My Peace Corps experience, with its high highs and low lows and all the time inbetween where I’m just curled up at home by myself doing an inordinate amount of knitting brings to mind a quote from Steinbeck’s East of Eden. The following was once shown to me by a friend at another point in my life that felt equally as transitional, and I’ve enjoyed sharing these words with friends now:

“Time interval is a strange and contradictory matter in the mind. It would be reasonable to suppose that a routine time or an eventless time would seem interminable. It should be so, but it is not. It is the dull eventless times that have no duration whatever. A time splashed with interest, wounded with tragedy, crevassed with joy – that’s the time that seems long in the memory. And this is right when you think about it. Eventlessness has no posts to drape duration on. From nothing to nothing is no time at all.”

And it’s true. It’s getting taken out to lunch to celebrate a grant proposal on a whim and making a total mess with firecrackers by the port in Ohrid on New Years Day and sweating up the hill to Lura and boating around to beaches by Himare and laughing at my students comedy performances and finally getting my own desk after 18 months that I will and do remember most. Not the weeks and cold nights by myself in between. They seem long at the time, but actually fly by.

Best wishes for a happy and memorable new year!

See y’all sooner than you may think. I hope!

  1. susan said:

    I just love your reflections! And the pictures are great – I am wondering what 2012 will bring – endings and beginnings for each stage of our lives!

    Happy New Year and lots of happiness to you!

  2. gin mccabe said:


    What a joy to read your reflective post for 2011!

    I really think you have accomplished so much more than you can imagine presently. In my lifetime, it has taken me time to realize what I have done, only after some time has passed and I have had the opportunity to see how one thing built upon another, and so on. I love reading about what you have done and seen, where you have been, and the things which elicit laughter (and sadness). I can’t imagine you being alone for long – but the mind and soul need that sort of space, too. Sometimes, I guess it’s even good to have it gifted to you, in spite of one’s thinking of it as aloneness. I am only learning this, and wish I had taken more time by myself (or been confident enough to do so) as a younger person. I so admire you! Thank you, too, for including the Steinbeck quotation; it really crystallized something for me.

    Thank you for your lovely note, and well wishes for John. We will see him again, for the first time, on Jan 13th!! I am beginning to pack the van now, as there are many things he will need or surely want.

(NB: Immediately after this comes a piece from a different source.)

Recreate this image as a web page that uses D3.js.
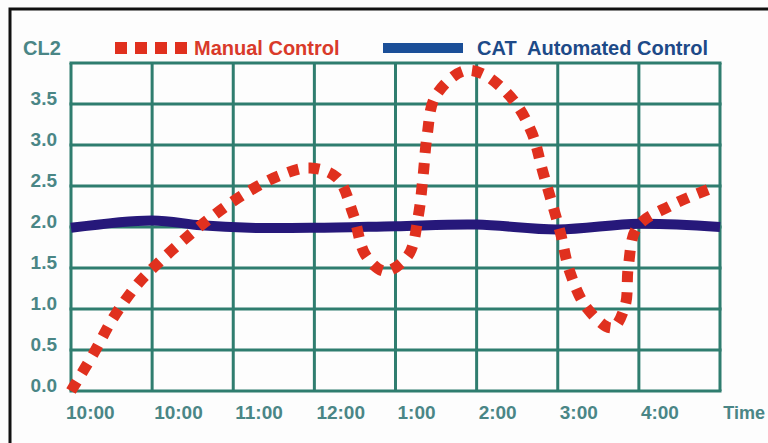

When you return, I will pack the van, again, if there is something I can bring to you…. but surely, it won’t take a van to bring you a hug and the warmest welcome home. Meanwhile, keeping up with you through your dear parents. We are so fond of them. Oh, and I really loved and appreciated that great photo you took which they used as a Christmas card. Amazing!!

    Sending you love, light, joy and peace.


    • Gin!

      Thank you so much for the kind words. I am indeed having a great experience here. I know you are glad to have John back home and hope you’ll give him my love. Enjoy every minute together!

      XOXO LM

  3. Cindy Ptak said:

    Laura Margaret, I have read every post but you know me and technology. I rarely jump in and this posting might not even get to you because I didn’t push the right button. Like you I am procrastinating with my semester grades but instead decided to clean every e-mail from my inbox. As a RPCV, I thought your experience would be different because of your connections through technology, but as I have read all your postings I have been amazed at how you have gone through a very similar experience as every PCV since 1961. It told me that you don’t have to have the total isolation (like your dad’s and many other’s experiences)to go through the same acculturation process and have a GREAT Peace Corps Experience. I’m proud of you and your friends and have enjoyed all your sharing. You are a fantastice writer and I usually save your postings for a quiet time after school to give me a nice positive boost.

    • Cindy!

      I loved hearing from you! Thanks for sharing your thoughts. I have been thinking of you often and hearing lots from Mom about your holiday gatherings together. Much love and thanks for reading!